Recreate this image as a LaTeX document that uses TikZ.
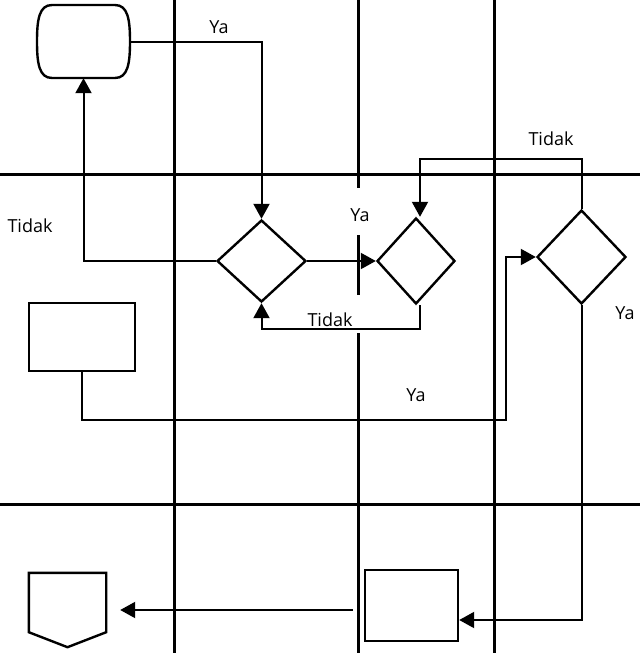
\documentclass[tikz,border=0pt]{standalone}
\usepackage{fontspec}
\setmainfont{Open Sans}
\usetikzlibrary{arrows.meta}
\usetikzlibrary{shapes,positioning}

\begin{document}
\begin{tikzpicture}[x=1pt,y=-1pt,
  lane/.style={line width=3pt},
  box/.style={draw,line width=2.4pt,inner sep=0pt},
  dec/.style={box,diamond},
  flow/.style={line width=2pt,-{Triangle[length=15pt,width=16pt]}},
  lbl/.style={font=\fontsize{18}{21}\selectfont,inner sep=1pt}]
\useasboundingbox (0,0) rectangle (640,653);
% lanes
\draw[lane] (0,174) -- (640,174);
\draw[lane] (0,504) -- (640,504);
\foreach \x in {174,494} \draw[lane] (\x,0) -- (\x,653);
\foreach \a/\b in {0/188, 235/295, 333/653} \draw[lane] (358,\a) -- (358,\b);
% shapes
\node[minimum width=93pt,minimum height=73pt,inner sep=0pt] (start) at (83.5,41.5) {};
\draw[line width=2.4pt,shift={(start.center)}] (-31.5,-36.5) -- (31.5,-36.5)
  .. controls (44.5,-36.5) and (46.5,-21.5) .. (46.5,0)
  .. controls (46.5,21.5) and (44.5,36.5) .. (31.5,36.5) -- (-31.5,36.5)
  .. controls (-44.5,36.5) and (-46.5,21.5) .. (-46.5,0)
  .. controls (-46.5,-21.5) and (-44.5,-36.5) .. (-31.5,-36.5) -- cycle;
\node[dec,minimum width=89pt,minimum height=82pt] (d1) at (261.5,261) {};
\node[dec,minimum width=78pt,minimum height=86pt] (d2) at (416,261) {};
\node[dec,minimum width=89pt,minimum height=94pt] (d3) at (581.5,257) {};
\node[box,minimum width=106pt,minimum height=68pt] (r1) at (82,337) {};
\node[box,minimum width=93pt,minimum height=71pt] (r2) at (411.5,605.5) {};
\node[minimum width=77pt,minimum height=74pt,inner sep=0pt] (op) at (67.5,610) {};
\draw[line width=2.4pt] (op.north west) -- (op.north east) -- ([yshift=15pt]op.south east)
  -- (op.south) -- ([yshift=15pt]op.south west) -- cycle;
\coordinate (turn) at (506,420);
% connectors
\draw[flow] (start.east) -| (d1.north);
\draw[flow] (d1.west) -| (start.south);
\draw[flow] (d1.east) -- (d2.west);
\draw[flow] ([xshift=4pt]d2.south) -- ++(0,24) -| (d1.south);
\draw[flow] (d3.north) -- ++(0,-50) -| ([xshift=4pt]d2.north);
\draw[flow] (r1.south) |- (turn) |- (d3.west);
\draw[flow] (d3.south) |- ([yshift=-14.5pt]r2.east);
\draw[flow,shorten <=11pt,shorten >=14pt] (op.east -| r2.west) -- (op.east);
% labels
\node[lbl] (ya1) at (219,27) {Ya};
\node[lbl] (tidak1) at (30,226) {Tidak};
\node[lbl] (ya2) at (360,215) {Ya};
\node[lbl] (tidak2) at (330,320) {Tidak};
\node[lbl] (tidak3) at (551,139) {Tidak};
\node[lbl] (ya3) at (625,313) {Ya};
\node[lbl] (ya4) at (416,395) {Ya};
\end{tikzpicture}
\end{document}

----

Quote the material in full and exactly; do not carry over its pictures.

* _Reply to the task_
Recreate this image as a LaTeX document that uses TikZ.
\documentclass[tikz,border=0pt]{standalone}
\usepackage{fontspec}
\setmainfont{Open Sans}
\usetikzlibrary{arrows.meta}
\usetikzlibrary{shapes,positioning}

\begin{document}
\begin{tikzpicture}[x=1pt,y=-1pt,
  lane/.style={line width=3pt},
  box/.style={draw,line width=2.4pt,inner sep=0pt},
  dec/.style={box,diamond},
  flow/.style={line width=2pt,-{Triangle[length=15pt,width=16pt]}},
  lbl/.style={font=\fontsize{18}{21}\selectfont,inner sep=1pt}]
\useasboundingbox (0,0) rectangle (640,653);
% lanes
\draw[lane] (0,174) -- (640,174);
\draw[lane] (0,504) -- (640,504);
\foreach \x in {174,494} \draw[lane] (\x,0) -- (\x,653);
\foreach \a/\b in {0/188, 235/295, 333/653} \draw[lane] (358,\a) -- (358,\b);
% shapes
\node[minimum width=93pt,minimum height=73pt,inner sep=0pt] (start) at (83.5,41.5) {};
\draw[line width=2.4pt,shift={(start.center)}] (-31.5,-36.5) -- (31.5,-36.5)
  .. controls (44.5,-36.5) and (46.5,-21.5) .. (46.5,0)
  .. controls (46.5,21.5) and (44.5,36.5) .. (31.5,36.5) -- (-31.5,36.5)
  .. controls (-44.5,36.5) and (-46.5,21.5) .. (-46.5,0)
  .. controls (-46.5,-21.5) and (-44.5,-36.5) .. (-31.5,-36.5) -- cycle;
\node[dec,minimum width=89pt,minimum height=82pt] (d1) at (261.5,261) {};
\node[dec,minimum width=78pt,minimum height=86pt] (d2) at (416,261) {};
\node[dec,minimum width=89pt,minimum height=94pt] (d3) at (581.5,257) {};
\node[box,minimum width=106pt,minimum height=68pt] (r1) at (82,337) {};
\node[box,minimum width=93pt,minimum height=71pt] (r2) at (411.5,605.5) {};
\node[minimum width=77pt,minimum height=74pt,inner sep=0pt] (op) at (67.5,610) {};
\draw[line width=2.4pt] (op.north west) -- (op.north east) -- ([yshift=15pt]op.south east)
  -- (op.south) -- ([yshift=15pt]op.south west) -- cycle;
\coordinate (turn) at (506,420);
% connectors
\draw[flow] (start.east) -| (d1.north);
\draw[flow] (d1.west) -| (start.south);
\draw[flow] (d1.east) -- (d2.west);
\draw[flow] ([xshift=4pt]d2.south) -- ++(0,24) -| (d1.south);
\draw[flow] (d3.north) -- ++(0,-50) -| ([xshift=4pt]d2.north);
\draw[flow] (r1.south) |- (turn) |- (d3.west);
\draw[flow] (d3.south) |- ([yshift=-14.5pt]r2.east);
\draw[flow,shorten <=11pt,shorten >=14pt] (op.east -| r2.west) -- (op.east);
% labels
\node[lbl] (ya1) at (219,27) {Ya};
\node[lbl] (tidak1) at (30,226) {Tidak};
\node[lbl] (ya2) at (360,215) {Ya};
\node[lbl] (tidak2) at (330,320) {Tidak};
\node[lbl] (tidak3) at (551,139) {Tidak};
\node[lbl] (ya3) at (625,313) {Ya};
\node[lbl] (ya4) at (416,395) {Ya};
\end{tikzpicture}
\end{document}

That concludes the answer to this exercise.